#### Exercise details
Transcribe the listing exactly, leaving out every picture.

#### Supplied information
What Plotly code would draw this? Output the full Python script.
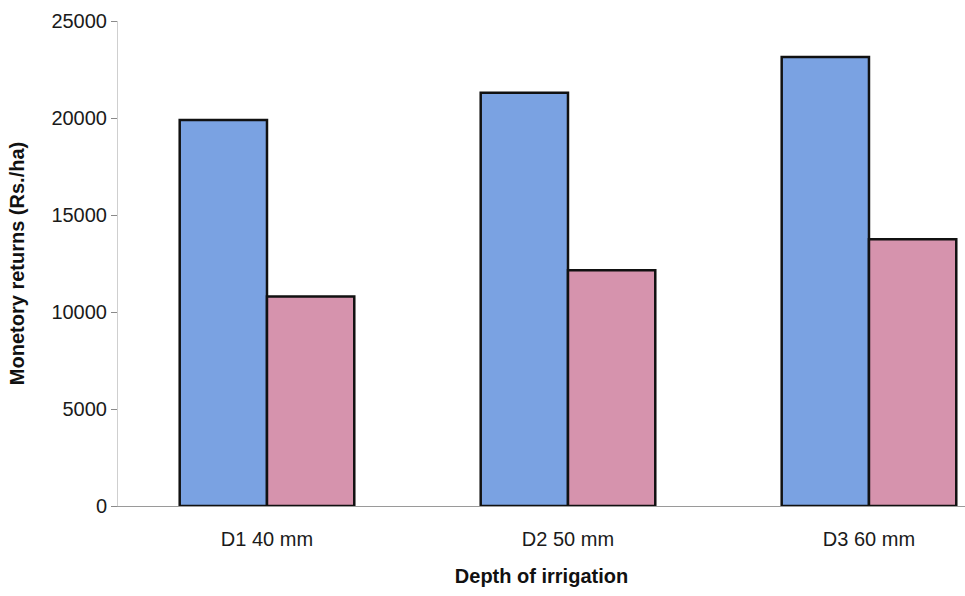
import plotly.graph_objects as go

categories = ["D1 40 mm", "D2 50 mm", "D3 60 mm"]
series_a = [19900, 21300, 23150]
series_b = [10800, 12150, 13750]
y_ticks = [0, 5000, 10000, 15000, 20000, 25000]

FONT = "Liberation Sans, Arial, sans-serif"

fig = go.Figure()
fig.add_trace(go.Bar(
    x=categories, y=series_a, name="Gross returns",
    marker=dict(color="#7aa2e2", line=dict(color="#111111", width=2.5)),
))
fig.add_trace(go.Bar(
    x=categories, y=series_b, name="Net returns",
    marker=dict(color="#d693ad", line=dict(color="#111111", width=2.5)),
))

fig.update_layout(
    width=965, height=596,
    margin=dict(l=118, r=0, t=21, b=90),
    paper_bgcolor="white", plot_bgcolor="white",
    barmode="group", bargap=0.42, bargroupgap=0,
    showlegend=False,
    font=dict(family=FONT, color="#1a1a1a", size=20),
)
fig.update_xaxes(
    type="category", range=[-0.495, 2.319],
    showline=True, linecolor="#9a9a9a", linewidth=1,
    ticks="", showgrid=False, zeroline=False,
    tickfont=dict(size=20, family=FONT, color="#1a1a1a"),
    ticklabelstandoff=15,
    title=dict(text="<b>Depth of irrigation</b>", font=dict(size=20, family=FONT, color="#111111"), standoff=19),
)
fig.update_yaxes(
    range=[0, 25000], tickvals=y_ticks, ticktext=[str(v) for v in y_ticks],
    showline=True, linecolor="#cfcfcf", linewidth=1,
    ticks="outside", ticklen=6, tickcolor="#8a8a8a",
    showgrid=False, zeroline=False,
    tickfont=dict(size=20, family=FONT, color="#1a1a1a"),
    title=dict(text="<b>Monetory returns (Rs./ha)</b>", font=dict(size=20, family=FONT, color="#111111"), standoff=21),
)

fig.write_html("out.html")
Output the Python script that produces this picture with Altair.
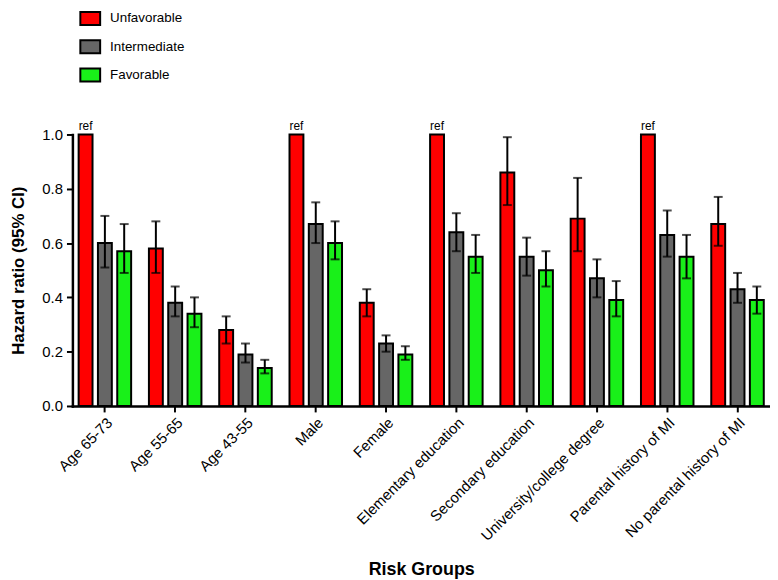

#### Complete answer
What Plotly code would draw this? Output the full Python script.
import plotly.graph_objects as go

categories = ["D1 40 mm", "D2 50 mm", "D3 60 mm"]
series_a = [19900, 21300, 23150]
series_b = [10800, 12150, 13750]
y_ticks = [0, 5000, 10000, 15000, 20000, 25000]

FONT = "Liberation Sans, Arial, sans-serif"

fig = go.Figure()
fig.add_trace(go.Bar(
    x=categories, y=series_a, name="Gross returns",
    marker=dict(color="#7aa2e2", line=dict(color="#111111", width=2.5)),
))
fig.add_trace(go.Bar(
    x=categories, y=series_b, name="Net returns",
    marker=dict(color="#d693ad", line=dict(color="#111111", width=2.5)),
))

fig.update_layout(
    width=965, height=596,
    margin=dict(l=118, r=0, t=21, b=90),
    paper_bgcolor="white", plot_bgcolor="white",
    barmode="group", bargap=0.42, bargroupgap=0,
    showlegend=False,
    font=dict(family=FONT, color="#1a1a1a", size=20),
)
fig.update_xaxes(
    type="category", range=[-0.495, 2.319],
    showline=True, linecolor="#9a9a9a", linewidth=1,
    ticks="", showgrid=False, zeroline=False,
    tickfont=dict(size=20, family=FONT, color="#1a1a1a"),
    ticklabelstandoff=15,
    title=dict(text="<b>Depth of irrigation</b>", font=dict(size=20, family=FONT, color="#111111"), standoff=19),
)
fig.update_yaxes(
    range=[0, 25000], tickvals=y_ticks, ticktext=[str(v) for v in y_ticks],
    showline=True, linecolor="#cfcfcf", linewidth=1,
    ticks="outside", ticklen=6, tickcolor="#8a8a8a",
    showgrid=False, zeroline=False,
    tickfont=dict(size=20, family=FONT, color="#1a1a1a"),
    title=dict(text="<b>Monetory returns (Rs./ha)</b>", font=dict(size=20, family=FONT, color="#111111"), standoff=21),
)

fig.write_html("out.html")
Output the Python script that produces this picture with Altair.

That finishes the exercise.